When financials consistently answer these questions, they become part of everyday leadership discussions.
The Importance of Timely Monthly Financials
Reports lose value when they arrive weeks after month‑end. Effective financials are:
- Delivered on a predictable schedule
- Reviewed while results are fresh
- Compared to prior periods and expectations
Timely reporting helps management spot trends early and act before issues grow.
Structuring Financials Around the Business
Standard statements don’t always reflect how a business operates. Useful reporting should be customized to what information is needed for the business, and often includes:
- Job or project-level results
- Department or location-level reporting
- Revenue and margin by product or service line
Structuring the reports to show what’s truly driving business performance.
Connecting Financials to Operations
Financial results reflect operational decisions previously made and can guide future decisions. For example:
- Labor utilization affects profitability
- Billing and collections impact cash flow
- Inventory management influences margins and liquidity
Reviewing financials alongside operational metrics leads to better, more proactive decisions instead of reactive.
Using Financials to Look Forward
Reliable historical data supports:
- Cash flow planning
- Forecasting and scenario analysis
- Evaluating growth opportunities
- Preparing for uncertainty
Without clean financials, planning becomes guesswork.

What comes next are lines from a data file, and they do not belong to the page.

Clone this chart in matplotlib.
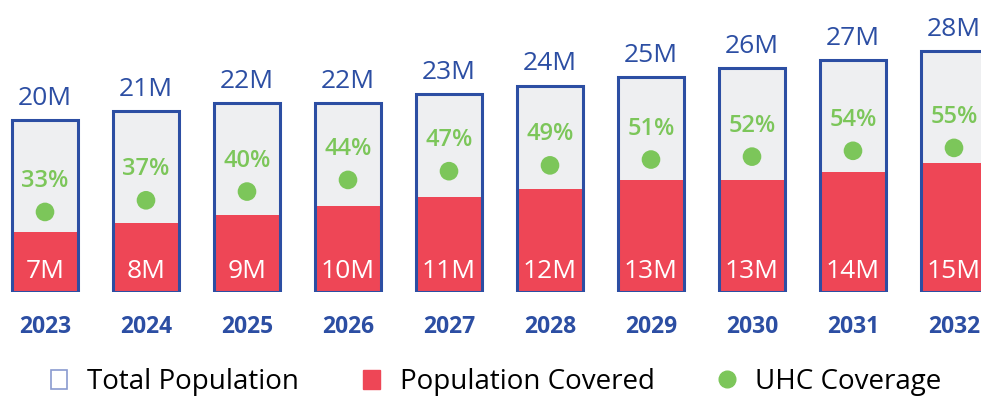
import matplotlib
matplotlib.use("Agg")
import matplotlib.pyplot as plt
from matplotlib.patches import Patch
from matplotlib.lines import Line2D

years = ["2023", "2024", "2025", "2026", "2027", "2028", "2029", "2030", "2031", "2032"]
total_pop = [20, 21, 22, 22, 23, 24, 25, 26, 27, 28]
covered = [7, 8, 9, 10, 11, 12, 13, 13, 14, 15]
uhc = [33, 37, 40, 44, 47, 49, 51, 52, 54, 55]

BLUE = "#2c4ea3"
RED = "#ee4656"
GREEN = "#7cc65a"
GRAY = "#eeeff1"

plt.rcParams['font.family'] = ['Open Sans', 'DejaVu Sans']

fig = plt.figure(figsize=(9.81, 3.96), dpi=100)
ax = fig.add_axes([0, (396 - 292) / 396, 1, 292 / 396])
ax.set_xlim(-45 / 101, (981 - 45) / 101)
ax.set_ylim(0, 292 / 8.6)
ax.axis('off')

x = list(range(len(years)))
w = 0.65
ax.bar(x, total_pop, width=w, color=GRAY, zorder=1)
ax.bar(x, covered, width=w, color=RED, zorder=2)
ax.bar(x, total_pop, width=w, facecolor='none', edgecolor=BLUE, linewidth=2.2, zorder=4)

for xi, t, c, yr in zip(x, total_pop, covered, years):
    ax.annotate(f"{t}M", (xi, t), xytext=(0, 11), textcoords='offset points',
                ha='center', va='baseline', fontsize=19, color=BLUE, zorder=5)
    ax.annotate(f"{c}M", (xi, 0), xytext=(0, 10), textcoords='offset points',
                ha='center', va='baseline', fontsize=19, color='white', zorder=5)
    ax.annotate(yr, (xi, 0), xytext=(0, -29.5), textcoords='offset points',
                ha='center', va='baseline', fontsize=16.5, color=BLUE,
                fontweight='bold', annotation_clip=False)

ax2 = ax.twinx()
ax2.set_ylim(5.5, 105.8)
ax2.axis('off')
ax2.scatter(x, uhc, s=180, color=GREEN, zorder=6, edgecolors='none')
for xi, p in zip(x, uhc):
    ax2.annotate(f"{p}%", (xi, p), xytext=(0, 18), textcoords='offset points',
                 ha='center', va='baseline', fontsize=17, color=GREEN,
                 fontweight='semibold')

handles = [
    Patch(facecolor='white', edgecolor='#8a9bd0', linewidth=1.2),
    Patch(facecolor=RED, edgecolor=RED),
    Line2D([], [], marker='o', linestyle='none', markersize=12,
           markerfacecolor=GREEN, markeredgecolor=GREEN),
]
labels = ["Total Population", "Population Covered", "UHC Coverage"]
fig.legend(handles, labels, loc='center', bbox_to_anchor=(496 / 981, 1 - 382 / 396),
           ncol=3, frameon=False, fontsize=20, handlelength=0.6, handleheight=0.7,
           handletextpad=0.72, columnspacing=2.3, borderpad=0, borderaxespad=0)

fig.savefig("out.png", dpi=100)
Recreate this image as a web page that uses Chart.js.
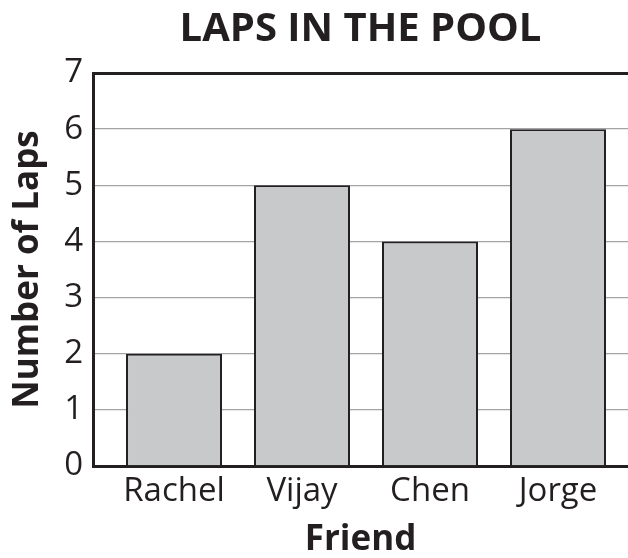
<!DOCTYPE html>
<html>
<head>
<meta charset="utf-8">
<script src="https://cdn.jsdelivr.net/npm/chart.js@4"></script>
<style>
  body { margin: 0; background: #fff; }
  #lapsChart { display: block; }
</style>
</head>
<body>
<canvas id="lapsChart" width="628" height="558"></canvas>
<script>
// Data
const friends = ['Rachel', 'Vijay', 'Chen', 'Jorge'];
const laps = [2, 5, 4, 6];
const yTicks = [0, 1, 2, 3, 4, 5, 6, 7];

const ink = '#231f20';
const fontFamily = '"Open Sans", "Noto Sans", sans-serif';

const ctx = document.getElementById('lapsChart').getContext('2d');

new Chart(ctx, {
    type: 'bar',
    data: {
        datasets: [{
            label: 'Number of Laps',
            data: friends.map((f, i) => ({ x: i, y: laps[i] })),
            backgroundColor: '#c8c9cb',
            borderColor: ink,
            borderWidth: 2,
            borderSkipped: 'bottom',
            categoryPercentage: 0.75,
            barPercentage: 1
        }]
    },
    options: {
        responsive: false,
        animation: false,
        layout: { padding: 0 },
        plugins: {
            legend: { display: false },
            tooltip: { enabled: false },
            title: {
                display: true,
                fullSize: false,
                text: 'LAPS IN THE POOL',
                color: ink,
                font: { size: 40, weight: 'bold', family: fontFamily, lineHeight: 1.2 },
                padding: { top: 5.5, bottom: 19.5 }
            }
        },
        scales: {
            x: {
                type: 'linear',
                offset: false, // keep the axis range exactly as set
                min: -0.633,
                max: 3.547,
                afterBuildTicks: (scale) => {
                    scale.ticks = friends.map((f, i) => ({ value: i }));
                },
                afterFit: (scale) => { scale.height = 92; },
                ticks: {
                    callback: (value) => friends[value],
                    color: ink,
                    font: { size: 33, family: fontFamily },
                    padding: 6,
                    maxRotation: 0,
                    autoSkip: false
                },
                grid: { display: false, drawTicks: false },
                border: { display: true, color: ink, width: 3 },
                title: {
                    display: true,
                    text: 'Friend',
                    color: ink,
                    font: { size: 35, weight: 'bold', family: fontFamily, lineHeight: 1 },
                    padding: { top: 0, bottom: 0 }
                }
            },
            y: {
                min: 0,
                max: 7,
                afterBuildTicks: (scale) => {
                    scale.ticks = yTicks.map(v => ({ value: v }));
                },
                afterFit: (scale) => { scale.width = 93; },
                ticks: {
                    color: ink,
                    font: { size: 33, family: fontFamily },
                    padding: 10
                },
                grid: {
                    drawTicks: false,
                    // top line of the frame is dark, the rest light gray
                    color: (c) => c.tick && c.tick.value === 7 ? ink : '#a3a4a6',
                    lineWidth: (c) => c.tick && c.tick.value === 7 ? 3 : 1.3
                },
                border: { display: true, color: ink, width: 3 },
                title: {
                    display: true,
                    text: 'Number of Laps',
                    color: ink,
                    font: { size: 35, weight: 'bold', family: fontFamily, lineHeight: 1.2 },
                    padding: { top: 7, bottom: 0 }
                }
            }
        }
    }
});
</script>
</body>
</html>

Industry Examples of using data for decision making:
- Construction: job profitability tracking
- Manufacturing: margin and inventory turnover monitoring
- Professional services: utilization and realization analysis
- Multi-location businesses: department-level reporting for resource allocation
In every case, financials guide decisions, not just compliance.
Moving Beyond Compliance
Compliance reporting looks backward, while management reporting looks ahead. Businesses that use financials strategically tend to identify risks earlier, make decisions with more confidence, respond faster to change, and align operations with financial goals.
Final Thought
Financial statements don’t need to feel intimidating. When prepared consistently and reviewed with intention, they become a powerful tool for better insight, better decisions, and better outcomes.